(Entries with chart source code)
-=-=-
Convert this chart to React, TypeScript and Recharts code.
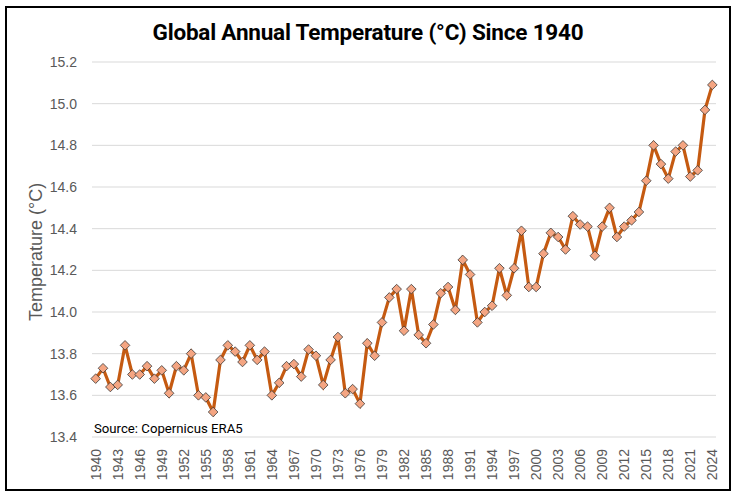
import { CartesianGrid, Label, Line, LineChart, XAxis, YAxis } from "recharts";

const years = [
  1940, 1941, 1942, 1943, 1944, 1945, 1946, 1947, 1948, 1949,
  1950, 1951, 1952, 1953, 1954, 1955, 1956, 1957, 1958, 1959,
  1960, 1961, 1962, 1963, 1964, 1965, 1966, 1967, 1968, 1969,
  1970, 1971, 1972, 1973, 1974, 1975, 1976, 1977, 1978, 1979,
  1980, 1981, 1982, 1983, 1984, 1985, 1986, 1987, 1988, 1989,
  1990, 1991, 1992, 1993, 1994, 1995, 1996, 1997, 1998, 1999,
  2000, 2001, 2002, 2003, 2004, 2005, 2006, 2007, 2008, 2009,
  2010, 2011, 2012, 2013, 2014, 2015, 2016, 2017, 2018, 2019,
  2020, 2021, 2022, 2023, 2024,
];

const temps = [
  13.68, 13.73, 13.64, 13.65, 13.84, 13.70, 13.70, 13.74, 13.68, 13.72,
  13.61, 13.74, 13.72, 13.80, 13.60, 13.59, 13.52, 13.77, 13.84, 13.81,
  13.76, 13.84, 13.77, 13.81, 13.60, 13.66, 13.74, 13.75, 13.69, 13.82,
  13.79, 13.65, 13.77, 13.88, 13.61, 13.63, 13.56, 13.85, 13.79, 13.95,
  14.07, 14.11, 13.91, 14.11, 13.89, 13.85, 13.94, 14.09, 14.12, 14.01,
  14.25, 14.18, 13.95, 14.00, 14.03, 14.21, 14.08, 14.21, 14.39, 14.12,
  14.12, 14.28, 14.38, 14.36, 14.30, 14.46, 14.42, 14.41, 14.27, 14.41,
  14.50, 14.36, 14.41, 14.44, 14.48, 14.63, 14.80, 14.71, 14.64, 14.77,
  14.80, 14.65, 14.68, 14.97, 15.09,
];

const xTicks = [
  1940, 1943, 1946, 1949, 1952, 1955, 1958, 1961, 1964, 1967,
  1970, 1973, 1976, 1979, 1982, 1985, 1988, 1991, 1994, 1997,
  2000, 2003, 2006, 2009, 2012, 2015, 2018, 2021, 2024,
];

const yTicks = [13.4, 13.6, 13.8, 14.0, 14.2, 14.4, 14.6, 14.8, 15.0, 15.2];

const data = years.map((year, i) => ({ year, temp: temps[i] }));

const axisFont = "'Liberation Sans', Arial, sans-serif";
const labelGray = "#595959";

function Diamond(props: any) {
  const { cx, cy } = props;
  if (cx == null || cy == null) return null;
  const r = 4.8;
  return (
    <polygon
      points={`${cx},${cy - r} ${cx + r},${cy} ${cx},${cy + r} ${cx - r},${cy}`}
      fill="#F4A582"
      stroke="#3a3a3a"
      strokeWidth={0.8}
    />
  );
}

function YearTick(props: any) {
  const { x, y, payload } = props;
  return (
    <text
      transform={`translate(${x},${y}) rotate(-90)`}
      textAnchor="end"
      dominantBaseline="central"
      fill={labelGray}
      fontSize={14}
      fontFamily={axisFont}
    >
      {payload.value}
    </text>
  );
}

export default function App() {
  return (
    <div
      style={{
        position: "fixed",
        left: 0,
        top: 0,
        width: 736,
        height: 496,
        background: "#fff",
      }}
    >
      <div style={{ position: "absolute", left: 0, top: 0 }}>
        <LineChart
          width={736}
          height={496}
          data={data}
          margin={{ top: 62, right: 20, bottom: 0, left: 0 }}
        >
          <CartesianGrid vertical={false} stroke="#d9d9d9" />
          <XAxis
            type="number"
            dataKey="year"
            domain={[1939.5, 2024.5]}
            ticks={xTicks}
            interval={0}
            axisLine={false}
            tickLine={false}
            tickSize={0}
            tickMargin={12}
            height={59}
            tick={<YearTick />}
          />
          <YAxis
            type="number"
            domain={[13.4, 15.2]}
            ticks={yTicks}
            interval={0}
            width={92}
            axisLine={false}
            tickLine={false}
            tickSize={0}
            tickMargin={15}
            tickFormatter={(v: number) => v.toFixed(1)}
            tick={{ fill: labelGray, fontSize: 14, fontFamily: axisFont }}
          >
            <Label
              content={() => (
                <text
                  transform="translate(36,252) rotate(-90)"
                  textAnchor="middle"
                  dominantBaseline="central"
                  fill={labelGray}
                  fontSize={18}
                  fontFamily={axisFont}
                >
                  Temperature (°C)
                </text>
              )}
            />
          </YAxis>
          <Line
            type="linear"
            dataKey="temp"
            stroke="#C55A11"
            strokeWidth={3.2}
            dot={<Diamond />}
            activeDot={false}
            isAnimationActive={false}
          />
        </LineChart>
      </div>
      <div
        style={{
          position: "absolute",
          left: 5,
          top: 6,
          width: 722,
          height: 481,
          border: "2px solid #000",
          pointerEvents: "none",
        }}
      />
      <div
        style={{
          position: "absolute",
          left: 0,
          top: 17,
          width: 736,
          textAlign: "center",
          fontFamily: "Roboto, sans-serif",
          fontWeight: 700,
          fontSize: 22.5,
          letterSpacing: -0.2,
          lineHeight: "30px",
          color: "#000",
        }}
      >
        Global Annual Temperature (°C) Since 1940
      </div>
      <div
        style={{
          position: "absolute",
          left: 94,
          top: 420,
          fontFamily: "Roboto, sans-serif",
          fontSize: 13.2,
          lineHeight: "18px",
          color: "#000",
        }}
      >
        Source: Copernicus ERA5
      </div>
    </div>
  );
}
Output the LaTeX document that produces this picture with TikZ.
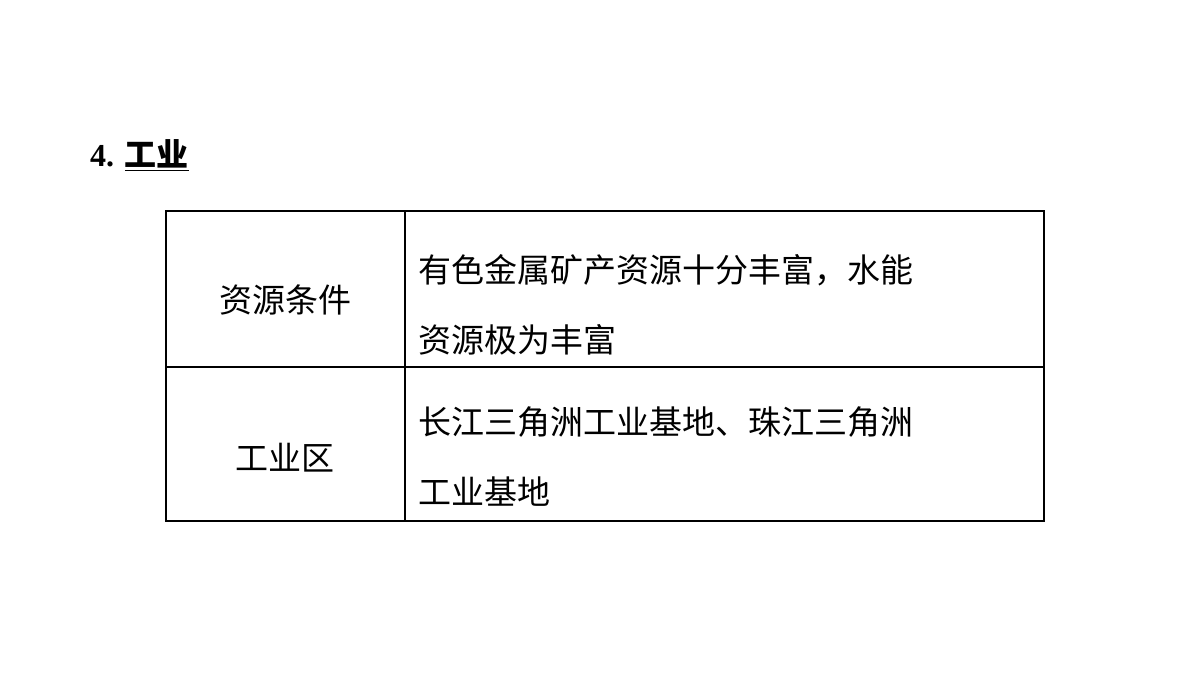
\documentclass[tikz,border=0pt]{standalone}
\usepackage{fontspec}
\setmainfont{Liberation Serif}
\newfontfamily\cjk{Noto Sans CJK SC}
\newfontfamily\cjkb{Noto Sans CJK SC Bold}
\begin{document}
\begin{tikzpicture}[x=1pt,y=-1pt,
  txt/.style={inner sep=0pt,font=\cjk\fontsize{33}{40}\selectfont},
  cell/.style={draw,line width=1.2pt}]
\useasboundingbox[fill=white] (0,0) rectangle (1200,675);
\node[anchor=west,inner sep=0pt] (title) at (90,155) {\fontsize{32}{38}\selectfont\bfseries 4. \underline{\cjkb\fontsize{32}{38}\selectfont 工业}};
\draw[line width=1.2pt] (166,211) rectangle (1044,521);
\draw[line width=1.2pt] (405,211) -- (405,521);
\draw[line width=1.2pt] (166,367) -- (1044,367);
\node[txt] (a1) at (285,300) {资源条件};
\node[txt] (a2) at (285,458) {工业区};
\node[txt,anchor=west] (b1) at (418,270) {有色金属矿产资源十分丰富，水能};
\node[txt,anchor=west] (b2) at (418,340) {资源极为丰富};
\node[txt,anchor=west] (c1) at (418,422) {长江三角洲工业基地、珠江三角洲};
\node[txt,anchor=west] (c2) at (418,492) {工业基地};
\end{tikzpicture}
\end{document}
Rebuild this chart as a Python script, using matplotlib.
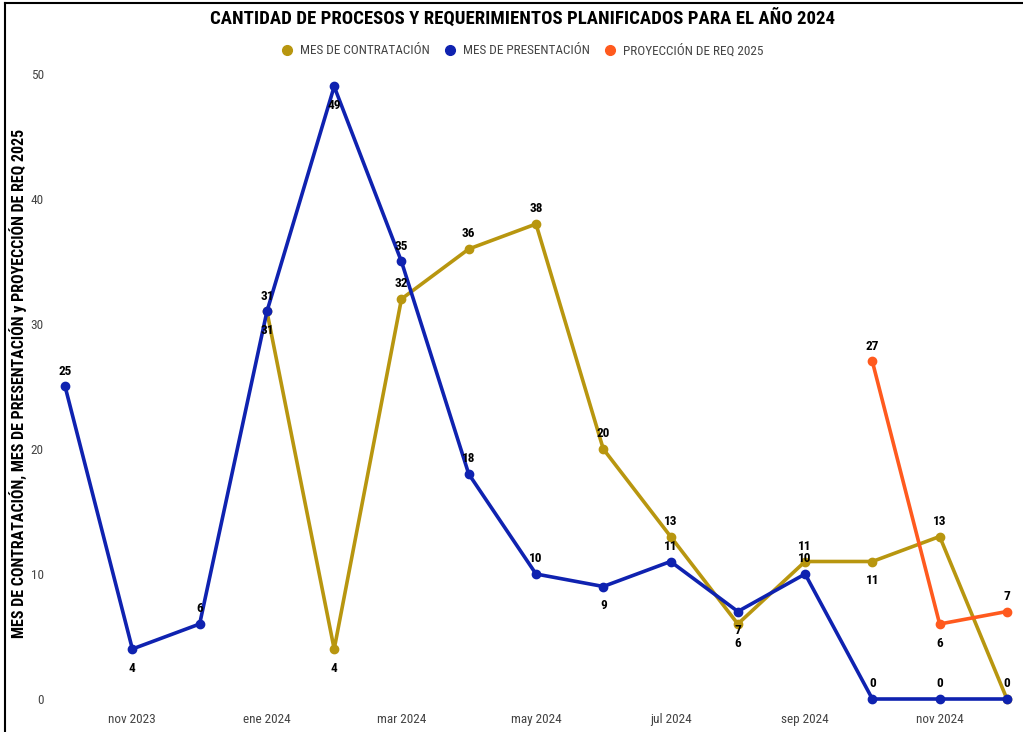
-=-=-
Request: Transcribe exactly, please, the lines between the start of the records above and the line holding "LineChart, XAxis, YAxis", counting both of those lines and omitting pictures.

Exercise solution:
Convert this chart to React, TypeScript and Recharts code.
import { CartesianGrid, Label, Line, LineChart, XAxis, YAxis } from "recharts";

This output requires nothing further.